Илья
За окном, не переставая, падает
снег. Самая настоящая метель разыгралась. Сугробы по колено,
деревья укрыты толстым белым покрывалом. Вечернее небо заволокло
сизой дымкой. Зима…
Мария Семёновна, или, как привычнее,
баба Маша, наблюдая за происходящим, без конца охает и хватается за
сердце. Картина, надо признать, та ещё: я сижу за столом, на
котором лежат медицинские принадлежности и пропитанные кровью
тряпки. Слева от меня с сосредоточенным выражением лица пыхтит её
соседка, с энтузиазмом при этом ковыряя раскалёнными щипцами плечо,
залитое тёмно-алой жидкостью.
– От она зараза, – довольно
улыбается, бросая в миску пойманную мной шальную пулю.
– Ой, кровища-то как хлещет, Гал! –
наклоняясь ближе, всплёскивает руками донельзя перепуганная баба
Маша.
– Не стойте над душой, Марь Семённа!
Щас остановим, тут шить надобно.
Ну зашибись.
– А вы себе пока ваколординчика
накапайте. Ишь разнервничались как! Не хватало инфаркт словить! Мне
потом ещё и вас откачивать? У меня вон дома коты некормленые и
муж!
– Ох, ужас какой! Илья, Илья! –
тяжко вздыхает пожилая женщина в ответ. – Говорила ж я, доведёт
тебя кривая дорожка до бяды! Нате вот, полюбуйтесь!
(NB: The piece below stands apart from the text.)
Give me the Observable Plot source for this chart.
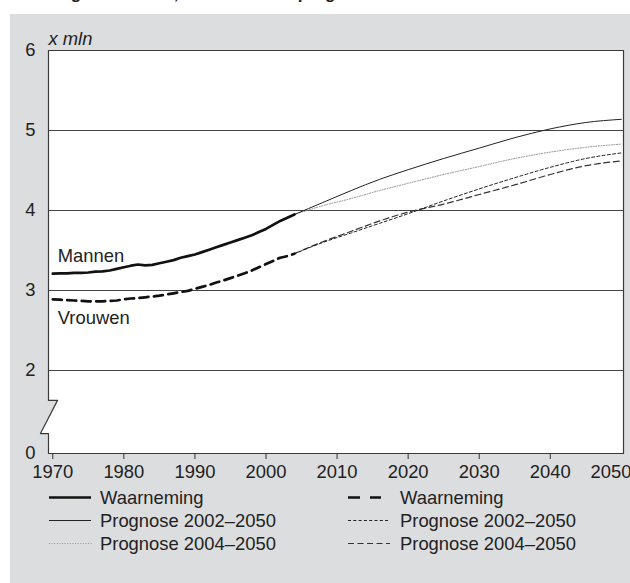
<!DOCTYPE html>
<html><head><meta charset="utf-8">
<script src="https://cdn.jsdelivr.net/npm/d3@7"></script>
<script src="https://cdn.jsdelivr.net/npm/@observablehq/plot@0.6"></script>
<style>
body{margin:0;background:#fff;font-family:"Liberation Sans",Arial,Helvetica,sans-serif;color:#222}
#wrap{position:relative;width:630px;height:583px;overflow:hidden;background:#fff}
#title{position:absolute;left:0;top:0;width:630px;height:14px;overflow:hidden}
#title span{position:absolute;left:0;top:-15px;font-weight:bold;font-size:17px;line-height:18px;white-space:nowrap}
#panel{position:absolute;left:10px;top:14px;width:620px;height:569px;background:#dcdddf}
#chart{position:absolute;left:0;top:0}
.leg{position:absolute;height:23px;line-height:23px;font-size:18.4px;white-space:nowrap}
.leg svg{position:absolute;top:0}
.leg span{position:absolute;top:0}
</style>
</head><body>
<div id="wrap">
  <div id="title"><span>Bevolking naar sekse, 1970–2050 en prognose</span></div>
  <div id="panel"><div id="chart"></div><div id="legend"></div></div>
</div>
<script>
// ---- data ----
const obsYears = [1970,1971,1972,1973,1974,1975,1976,1977,1978,1979,1980,1981,1982,1983,1984,1985,1986,1987,1988,1989,1990,1991,1992,1993,1994,1995,1996,1997,1998,1999,2000,2001,2002,2003,2004];
const mannenObs = [3.21,3.215,3.215,3.22,3.22,3.225,3.235,3.24,3.25,3.27,3.29,3.31,3.325,3.315,3.32,3.34,3.36,3.38,3.41,3.43,3.45,3.48,3.51,3.54,3.57,3.60,3.63,3.66,3.69,3.73,3.77,3.82,3.87,3.91,3.95];
const vrouwenObs = [2.89,2.885,2.88,2.875,2.87,2.865,2.865,2.865,2.87,2.875,2.89,2.90,2.905,2.915,2.925,2.935,2.95,2.965,2.98,2.995,3.02,3.045,3.07,3.10,3.125,3.155,3.185,3.215,3.25,3.29,3.33,3.37,3.41,3.43,3.46];
const progYears = [2004,2008,2012,2016,2020,2025,2030,2035,2040,2045,2050];
const mannen2002 = [3.95,4.10,4.25,4.39,4.51,4.65,4.78,4.91,5.02,5.10,5.14];
const mannen2004 = [3.95,4.06,4.15,4.25,4.34,4.45,4.55,4.65,4.73,4.79,4.83];
const vrouwen2002 = [3.46,3.60,3.72,3.84,3.96,4.12,4.27,4.41,4.54,4.65,4.72];
const vrouwen2004 = [3.46,3.61,3.74,3.87,3.98,4.08,4.20,4.32,4.45,4.56,4.62];
const xTicks = [1970,1980,1990,2000,2010,2020,2030,2040,2050];
const yTicks = [0,2,3,4,5,6];
const gridValues = [2,3,4,5];
const seriesLabels = [
  {name:"Mannen", year:1970.7, value:3.43},
  {name:"Vrouwen", year:1970.7, value:2.65}
];
// frame outline with axis break (data units)
const breakX = [1969.4, 2050.3, 2050.3, 1969.4, 1969.4, 1968.27, 1970.67, 1969.4, 1969.4];
const breakY = [6, 6, 0, 0, 0.48, 0.48, 1.28, 1.28, 6];
const legendItems = [
  {col:0,row:0,label:"Waarneming", w:2.6, dash:null, color:"#111", len:42},
  {col:0,row:1,label:"Prognose 2002–2050", w:1, dash:null, color:"#222", len:42},
  {col:0,row:2,label:"Prognose 2004–2050", w:1, dash:"1,1.6", color:"#999", len:43},
  {col:1,row:0,label:"Waarneming", w:2.6, dash:"12,10", color:"#111", len:33},
  {col:1,row:1,label:"Prognose 2002–2050", w:1, dash:"3,2.3", color:"#222", len:40},
  {col:1,row:2,label:"Prognose 2004–2050", w:1.2, dash:"6,3.5", color:"#333", len:42}
];

// ---- build tables ----
const zip = (xs, ys) => xs.map((x,i)=>({x, y: ys[i]}));
const outline = zip(breakX, breakY);

const W=620, H=472, mL=38, mR=7, mT=36, mB=33;
const font = '"Liberation Sans",Arial,Helvetica,sans-serif';
const FS = 18.4;

const chart = Plot.plot({
  width:W, height:H, marginLeft:mL, marginRight:mR, marginTop:mT, marginBottom:mB,
  style:{background:"transparent", fontFamily:font, fontSize:FS+"px", color:"#222", overflow:"visible"},
  x:{domain:[1969.4,2050.3]},
  y:{type:"linear", domain:[0,2,6], range:[H-mB, H-mB-83, mT]},
  marks:[
    Plot.line(outline, {x:"x", y:"y", fill:"white", stroke:"none", curve:"linear"}),
    Plot.ruleY(gridValues, {stroke:"#444", strokeWidth:1}),
    Plot.line(outline, {x:"x", y:"y", fill:"none", stroke:"#3a3a3a", strokeWidth:1.2, curve:"linear"}),
    Plot.line(zip(progYears, mannen2004), {x:"x", y:"y", stroke:"#8a8a8a", strokeWidth:1, strokeDasharray:"1,1.6", curve:"monotone-x"}),
    Plot.line(zip(progYears, mannen2002), {x:"x", y:"y", stroke:"#222", strokeWidth:1, curve:"monotone-x"}),
    Plot.line(zip(progYears, vrouwen2004), {x:"x", y:"y", stroke:"#333", strokeWidth:1.2, strokeDasharray:"6,3.5", curve:"monotone-x"}),
    Plot.line(zip(progYears, vrouwen2002), {x:"x", y:"y", stroke:"#222", strokeWidth:1, strokeDasharray:"3,2.3", curve:"monotone-x"}),
    Plot.line(zip(obsYears, mannenObs), {x:"x", y:"y", stroke:"#111", strokeWidth:2.7}),
    Plot.line(zip(obsYears, vrouwenObs), {x:"x", y:"y", stroke:"#111", strokeWidth:2.7, strokeDasharray:"9,5.5"}),
    Plot.text(seriesLabels, {x:"year", y:"value", text:"name", textAnchor:"start", fontSize:FS, fill:"#222"}),
    Plot.text(["x mln"], {frameAnchor:"top-left", text:d=>d, dy:-11, lineAnchor:"middle", textAnchor:"start", fontStyle:"italic", fontSize:FS, fill:"#222"}),
    Plot.axisX(xTicks.slice(0,-1), {tickSize:6, tickPadding:5, tickFormat:"d", fontSize:FS, stroke:"#333"}),
    Plot.axisX(xTicks.slice(-1), {tickSize:6, tickPadding:5, tickFormat:"d", fontSize:FS, stroke:"#333", textAnchor:"end", dx:10}),
    Plot.axisY({ticks:yTicks, tickSize:0, tickPadding:13, tickFormat:"d", fontSize:FS})
  ]
});
document.getElementById("chart").appendChild(chart);

// ---- legend ----
const leg = document.getElementById("legend");
const colX = [[39, 90], [338, 390]];
legendItems.forEach(it => {
  const d = document.createElement("div");
  d.className = "leg";
  d.style.left = colX[it.col][0] + "px";
  d.style.top = (472 + it.row*23) + "px";
  const ns = "http://www.w3.org/2000/svg";
  const s = document.createElementNS(ns, "svg");
  s.setAttribute("width", it.len + 2); s.setAttribute("height", 23);
  const l = document.createElementNS(ns, "line");
  l.setAttribute("x1", 0); l.setAttribute("x2", it.len);
  l.setAttribute("y1", 11.5); l.setAttribute("y2", 11.5);
  l.setAttribute("stroke", it.color); l.setAttribute("stroke-width", it.w);
  if (it.dash) l.setAttribute("stroke-dasharray", it.dash);
  s.appendChild(l); d.appendChild(s);
  const t = document.createElement("span");
  t.textContent = it.label;
  t.style.left = (colX[it.col][1] - colX[it.col][0]) + "px";
  d.appendChild(t);
  leg.appendChild(d);
});
</script>
</body></html>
Как в воду
глядела!
– Не драматизируй, баб Маш, – тянусь
к пачке с куревом. – Лучше пожрать организуй.
– Больно будет. Терпи, мой хороший,
лады? – воодушевлённо предупреждает меня мой доктор.
Молча вставляю в рот сигарету и
чиркаю зажигалкой. Что-что, а терпеть приучен с детства.
– Вырос-таки бандюганом, –
продолжает причитать Семёновна, разогревая пузатую кастрюлю на
плите. – Дурная кровь взяла своё. Весь в папашу! А таким пацанёнком
рос смышлёным! Эх…
– Ну харэ уже, – пытаюсь оборвать её
эмоциональный монолог, но, увы, как обычно, ни хрена из этого не
выходит. Её, коль разошлась, уже не остановить. Пока сама не
остынет.
– Думала хать после армии
угомониссе! Учиться пойдёшь в институт. Полезную профессию освоишь.
Ты ж пожарным хотел стать или спасателем.
Профессия. Институт...
Невесело усмехаюсь. Порой жизнь
ставит тебя в такие рамки, что все твои «хочу» приходится
затолкнуть поглубже, действуя согласно обозначившимся
обстоятельствам.
– Хорошо что мать твоя, Наташка,
ничего этого не видит! – громко шмыгает носом и ставит на стол
тарелку с ароматно пахнущим борщом.
Резкая боль в плече, похожая на
укусы десятка пчёл, вынуждает вынырнуть из тяжёлых воспоминаний,
связанных с потерей самого близкого для меня человека.
– Ещё немного, – наклоняясь ближе,
приговаривает «хирург». – Края раны как следует прихвачу…
Затягиваюсь до рези в лёгких.
Медленно выпускаю дым, стараясь не обращать внимания на её
манипуляции, вызывающие до одури неприятные ощущения.
Швея-мотористка херова.
– Повезло тебе, Илюха, что я во
время второй Чеченской работала полевым врачом, – хвалится тётя
Галя.
– Повезло, – соглашаюсь, слегка
качнув головой.
– Повязку наложим и всё, как
новенький будешь!
– Отрадно.
– Эти две таблетки выпьешь сейчас.
Остальное завтра и в течение пяти дней. Пропускать нельзя. Понял? –
угрожающе сдвигает широкие брови к переносице, и я (про себя,
естественно) снова отмечаю её сходство с Брежневым. – Готово!
Зацените!
Проходит ещё пара мучительно долгих
минут, и бабы наконец сваливают из кухни. Семёновна, не прекращая
сыпать междометиями, отправляется провожать соседку восвояси,
оставляя меня в желанном одиночестве.
Как только за ними закрывается
дверь, вздыхаю с нескрываемым облегчением. Башка раскалывается от
их неугомонной трескотни. Перегруз.
Пододвигаю к себе тарелку, отламываю
кусок от свежевыпеченной булки хлеба и принимаюсь за ужин. У бабы
Маши всегда отменная жратва. От одного только запаха желудок
нещадно сводит.
*********
Вырубает меня надолго. Снится
какая-то нервирующая муть. Погоня. Обстрел. Видимо, подуставший
мозг всё ещё стремится проанализировать случившееся накануне.